Orphans in search of a good home

BILLIONS of pounds of surplus funds are hidden away in life insurers' coffers, paid out neither to policyholders nor shareholders. Now, companies are looking at ways of sharing out the money. Prudential, the UK's largest insurer, recently announced it was starting talks with the Department for Trade and Industry - the regulator of insurance companies - on how to divide and distribute its spare funds, which analysts say could amount to as much as pounds 5bn. This has led some to believe that there are big windfalls to be had, similar to those in the pipeline (and already received) by members of building societies. But those who are looking at ways to make a quick buck may be disappointed.

Why have life companies got so much money to give away?

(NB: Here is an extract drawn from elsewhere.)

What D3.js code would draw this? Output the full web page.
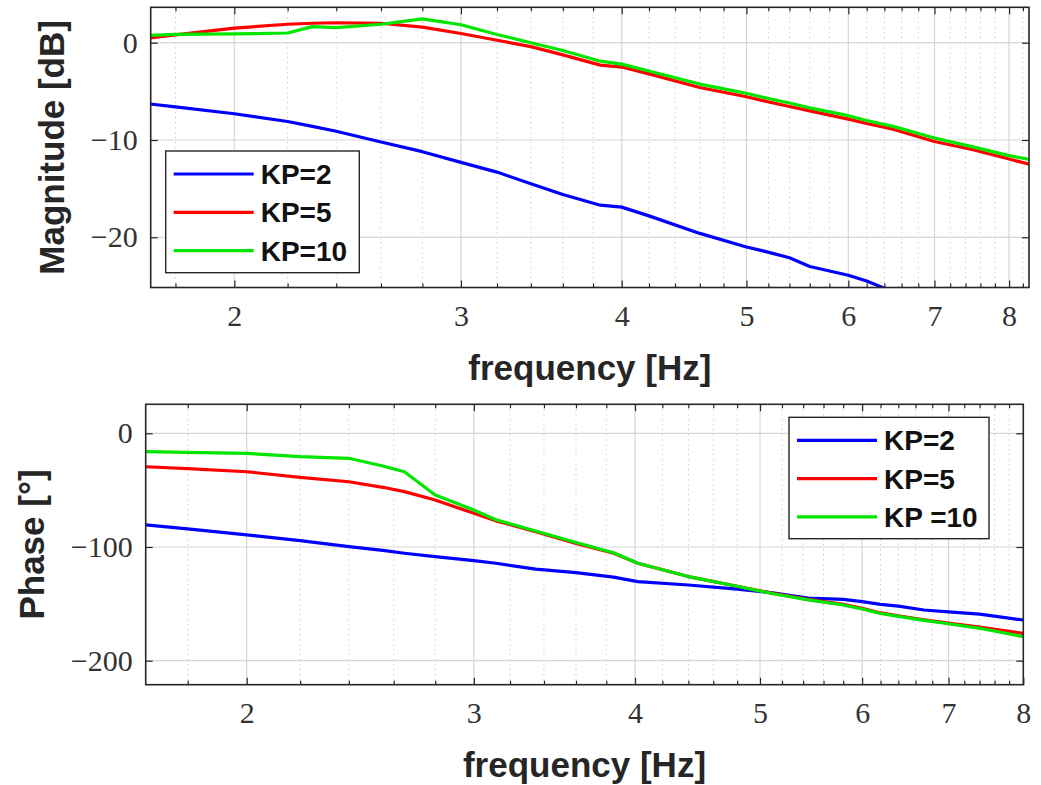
<!DOCTYPE html>
<html>
<head>
<meta charset="utf-8">
<script src="https://cdn.jsdelivr.net/npm/d3@7"></script>
<style>
body { margin: 0; background: #fff; }
svg { display: block; }
.tick text { font-family: "Liberation Serif", "DejaVu Serif", serif; font-size: 30px; fill: #333; }
.tick line { stroke: #262626; stroke-width: 1.2; }
.lbl { font-family: "Liberation Sans", Arial, sans-serif; font-weight: bold; font-size: 35px; fill: #262626; }
.leg { font-family: "Liberation Sans", Arial, sans-serif; font-weight: bold; font-size: 28px; fill: #111; }
</style>
</head>
<body>
<svg id="chart" width="1041" height="785"></svg>
<script>
// magnitude plot
var freqMag = [1.72, 1.8, 2.0, 2.2, 2.3, 2.4, 2.6, 2.8, 3.0, 3.2, 3.4, 3.6, 3.85, 4.0, 4.2, 4.6, 5.0, 5.15, 5.4, 5.6, 6.0, 6.2, 6.5, 7.0, 7.5, 8.0, 8.3];
var magKP2 = [-6.3, -6.6, -7.3, -8.1, -8.6, -9.1, -10.2, -11.2, -12.3, -13.3, -14.5, -15.6, -16.7, -16.9, -17.8, -19.6, -21.0, -21.4, -22.1, -23.0, -23.9, -24.5, -25.6, null, null, null, null];
var magKP5 = [0.5, 0.8, 1.5, 1.9, 2.0, 2.05, 2.0, 1.6, 0.95, 0.25, -0.4, -1.25, -2.3, -2.5, -3.2, -4.6, -5.55, -5.95, -6.55, -7.0, -7.85, -8.3, -8.9, -10.15, -11.0, -11.95, -12.5];
var magKP10 = [0.75, 0.85, 0.9, 1.0, 1.65, 1.55, 1.9, 2.45, 1.85, 0.85, 0.0, -0.8, -1.9, -2.2, -2.9, -4.25, -5.2, -5.6, -6.2, -6.7, -7.5, -8.0, -8.6, -9.8, -10.7, -11.6, -12.0];

// phase plot
var freqPh = [1.67, 1.8, 2.0, 2.2, 2.4, 2.55, 2.65, 2.8, 3.0, 3.12, 3.35, 3.6, 3.85, 4.02, 4.4, 4.8, 5.13, 5.45, 5.8, 6.0, 6.2, 6.4, 6.7, 7.0, 7.4, 8.0];
var phKP2 = [-80.6, -84, -89.4, -94.4, -99.7, -103, -105.5, -108.5, -112, -114.3, -119.5, -122.5, -126.5, -130.5, -133.4, -137, -140.5, -145, -146, -148.1, -150.5, -152, -155.4, -157, -159, -164.2];
var phKP5 = [-29.4, -31, -33.8, -38.7, -42.6, -47.5, -51.3, -58.7, -70.4, -77, -86.5, -96.8, -105.5, -114.3, -126, -134.5, -141, -146, -150.5, -153.9, -158, -160.5, -164, -167, -170.5, -175.9];
var phKP10 = [-16.2, -16.8, -17.6, -20.6, -22, -28.8, -33.8, -54.3, -67.5, -76, -86, -96, -105, -114.3, -126, -134.5, -141.3, -146.5, -151, -154.5, -158.5, -161, -164.5, -167.5, -171.5, -178.9];

var xMajor = [2, 3, 4, 5, 6, 7, 8];
var magTicks = [-20, -10, 0];
var phTicks = [-200, -100, 0];
var colors = ["#0000ff", "#ff0000", "#00e600"];
var namesMag = ["KP=2", "KP=5", "KP=10"];
var namesPh = ["KP=2", "KP=5", "KP =10"];

var svg = d3.select("#chart");

function minorVals(lo, hi) {
    var out = [];
    for (var k = 9; k <= 41; k++) {
        var v = k / 5;
        if (k % 5 != 0 && v > lo && v < hi) out.push(v);
    }
    return out;
}

function fmt(d) { return d < 0 ? "\u2212" + Math.abs(d) : "" + d; }

function panel(o) {
    var x = d3.scaleLog().domain(o.xdom).range([o.left, o.right]);
    var y = d3.scaleLinear().domain(o.ydom).range([o.bottom, o.top]);
    var g = svg.append("g");
    var minors = minorVals(o.xdom[0], o.xdom[1]);

    // grid
    g.selectAll(".gmin").data(minors).enter().append("line")
        .attr("x1", x).attr("x2", x).attr("y1", o.top).attr("y2", o.bottom)
        .attr("stroke", "#b8b8b8").attr("stroke-width", 1).attr("stroke-dasharray", "1,4");
    g.selectAll(".gmaj").data(xMajor.filter(function(d){ return d < o.xdom[1]; })).enter().append("line")
        .attr("x1", x).attr("x2", x).attr("y1", o.top).attr("y2", o.bottom)
        .attr("stroke", "#d6d6d6").attr("stroke-width", 1.2);
    g.selectAll(".gy").data(o.yticks).enter().append("line")
        .attr("x1", o.left).attr("x2", o.right).attr("y1", y).attr("y2", y)
        .attr("stroke", "#d6d6d6").attr("stroke-width", 1.2);

    // curves
    var cid = "clip" + o.id;
    svg.append("clipPath").attr("id", cid).append("rect")
        .attr("x", o.left).attr("y", o.top).attr("width", o.right - o.left).attr("height", o.bottom - o.top);
    var line = d3.line()
        .defined(function(d){ return d[1] != null; })
        .x(function(d){ return x(d[0]); })
        .y(function(d){ return y(d[1]); });
    o.series.forEach(function(s, i) {
        var pts = o.freq.map(function(f, j){ return [f, s[j]]; });
        g.append("path").attr("d", line(pts)).attr("clip-path", "url(#" + cid + ")")
            .attr("fill", "none").attr("stroke", colors[i]).attr("stroke-width", 3.2)
            .attr("stroke-linejoin", "round");
    });

    // axes, ticks pointing inward
    var xb = g.append("g").attr("transform", "translate(0," + o.bottom + ")")
        .call(d3.axisBottom(x).tickValues(xMajor).tickFormat(d3.format("d")).tickSize(-7).tickPadding(17));
    g.append("g").attr("transform", "translate(0," + o.bottom + ")")
        .call(d3.axisBottom(x).tickValues(minors).tickFormat("").tickSize(-4));
    g.append("g").attr("transform", "translate(0," + o.top + ")")
        .call(d3.axisTop(x).tickValues(xMajor.filter(function(d){ return d < o.xdom[1]; })).tickFormat("").tickSize(-7));
    g.append("g").attr("transform", "translate(0," + o.top + ")")
        .call(d3.axisTop(x).tickValues(minors).tickFormat("").tickSize(-4));
    g.append("g").attr("transform", "translate(" + o.left + ",0)")
        .call(d3.axisLeft(y).tickValues(o.yticks).tickFormat(fmt).tickSize(-7).tickPadding(13));
    g.append("g").attr("transform", "translate(" + o.right + ",0)")
        .call(d3.axisRight(y).tickValues(o.yticks).tickFormat("").tickSize(-7));
    g.selectAll(".domain").remove();
    xb.selectAll(".tick").filter(function(d){ return d > o.xdom[1]; }).remove();

    g.append("rect").attr("x", o.left).attr("y", o.top)
        .attr("width", o.right - o.left).attr("height", o.bottom - o.top)
        .attr("fill", "none").attr("stroke", "#262626").attr("stroke-width", 1.6);

    // labels
    g.append("text").attr("class", "lbl").attr("text-anchor", "middle")
        .attr("x", (o.left + o.right) / 2).attr("y", o.bottom + 92.5)
        .text("frequency [Hz]");
    g.append("text").attr("class", "lbl").attr("text-anchor", "middle")
        .attr("transform", "translate(" + o.ylabX + "," + (o.top + o.bottom) / 2 + ") rotate(-90)")
        .text(o.ylabel);

    // legend
    var L = o.legend;
    var lg = g.append("g");
    lg.append("rect").attr("x", L.x).attr("y", L.y).attr("width", L.w).attr("height", L.h)
        .attr("fill", "#fff").attr("stroke", "#262626").attr("stroke-width", 1.4);
    o.names.forEach(function(n, i) {
        var ly = L.y + 23 + i * 38.3;
        lg.append("line").attr("x1", L.x + 8).attr("x2", L.x + 88).attr("y1", ly).attr("y2", ly)
            .attr("stroke", colors[i]).attr("stroke-width", 3.2);
        lg.append("text").attr("class", "leg").attr("x", L.x + 95).attr("y", ly).attr("dy", "0.36em")
            .attr("xml:space", "preserve").style("white-space", "pre").text(n);
    });
}

panel({
    id: "mag", left: 150.7, right: 1029, top: 7.3, bottom: 287.5,
    xdom: [1.722, 8.29], ydom: [-25.16, 3.64], yticks: magTicks,
    freq: freqMag, series: [magKP2, magKP5, magKP10],
    ylabel: "Magnitude [dB]", ylabX: 64,
    names: namesMag, legend: {x: 165.7, y: 151, w: 193.6, h: 121.7}
});

panel({
    id: "ph", left: 145.7, right: 1023.3, top: 404.3, bottom: 684.7,
    xdom: [1.67, 8.0], ydom: [-221.1, 25.5], yticks: phTicks,
    freq: freqPh, series: [phKP2, phKP5, phKP10],
    ylabel: "Phase [°]", ylabX: 44,
    names: namesPh, legend: {x: 789, y: 417.3, w: 200, h: 121.4}
});
</script>
</body>
</html>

So-called "orphan assets" have built up over many decades because with- profits policyholders (including many endowment policyholders) and shareholders, have effectively been short-changed. They are called orphan because their origins and ownership have yet to be clarified. The level of orphan assets is hard to determine, based as it is on actuarial calculations about a life fund's future liabilities.

But don't life insurers automatically pass on profits to with-profits policyholders?

Life companies are obliged only to award bonuses to policyholders in line with their "reasonable expectations" - whatever they may be. It is clear that large amounts of money have been kept in reserve as a precaution.

Which policyholders could benefit from an extra distribution of assets?

Only with-profits holders will normally benefit. There is nothing in it for people with unit-linked investment policies nor for those with non-investment type policies such as car and household insurance.

Why has the question of orphan assets arisen now?

Intense competition in the personal financial services business is probably the catch-all explanation. A company that does not devise a policy on its orphan assets could find its shares are undervalued and thus vulnerable to a takeover.

If orphan assets have built up over many years, don't they belong in part to previous policyholders?

They will be distributed in a way that is approved as equitable by the Department for Trade and Industry. In effect, that means an equitable distribution between current policyholders and current shareholders. It is seen as impractical to track down past policyholders, and in many instances the records are no longer available.

Is it worth taking out a policy now in order to get a windfall?

Probably not. A with-profits policy is generally a long-term savings plan, and the net benefit of a windfall payout may be marginal. "It's much more important to get the right [insurance-based savings] contract from the right company with the right charges and right investment management," says Mike Wadsworth of consulting actuaries Watson Wyatt. He says that any windfall that equates to an extra 0.5 per cent a year over the long term of the policy would be exceptional. Furthermore, the windfalls are likely to be in the form of bonuses on the ongoing value of your policy, rather than cash.

Are orphan assets a consideration for existing policyholders?

People who currently have a policy and who have some discretion over when they take the benefits may want to consider the implications of an extra bonus. This would apply, for example, to people who have a with- profits personal pension plan. There might be a case for postponing the conversion of the policy to a pension income if there is a chance of an extra payment.

And anyone else?

Another area affected by the extra distributions is the second-hand endowment market. Prices of policies from a range of companies have already risen to reflect the expectation of a windfall. It is, however, difficult to assess whether the prospect of any extra payment is already fully in the price. It could still be the case that if you are considering selling a policy before its maturity date, it may in fact be worth delaying the sale for the possible extra bonus. This might well increase the money you get. Similarly, if you are buying a second-hand policy, then even after recent price rises you might still be getting a good deal.

What about buying the shares of an insurance company?

In principle, you could benefit; in practice, you may well not. A variety of factors affect the current share value of any quoted company. The prospect of a windfall dividend payment is a factor that will tend to push up the share price. The problem is that most life companies will already have been well researched by City analysts and any expected windfall will already be built into the share price. However, analysts can only base their recommendations on guesstimates. It is possible that they have underestimated the enhanced dividend potential to shareholders. Alternatively, any benefit to shareholders may not be passed on in the form of a dividend. It may be used to invest and expand the business, for instance by taking over another company.

Are mutual life insurance companies laden with orphan assets?

Mutual companies are owned by their policyholders, "proprietary" companies by their shareholders. If mutual companies have large orphan assets, then there is no conflict of interest with shareholders. The question is whether the mutuals will decide to distribute any orphan assets. But they may have less to distribute because of previously paying out more profit to policyholders.

But aren't mutuals planning to demutualise?

Yes. Such demutualisations are likely to be catalysts for deciding what to do with any orphan assets, so policyholders could get free shares and special bonuses.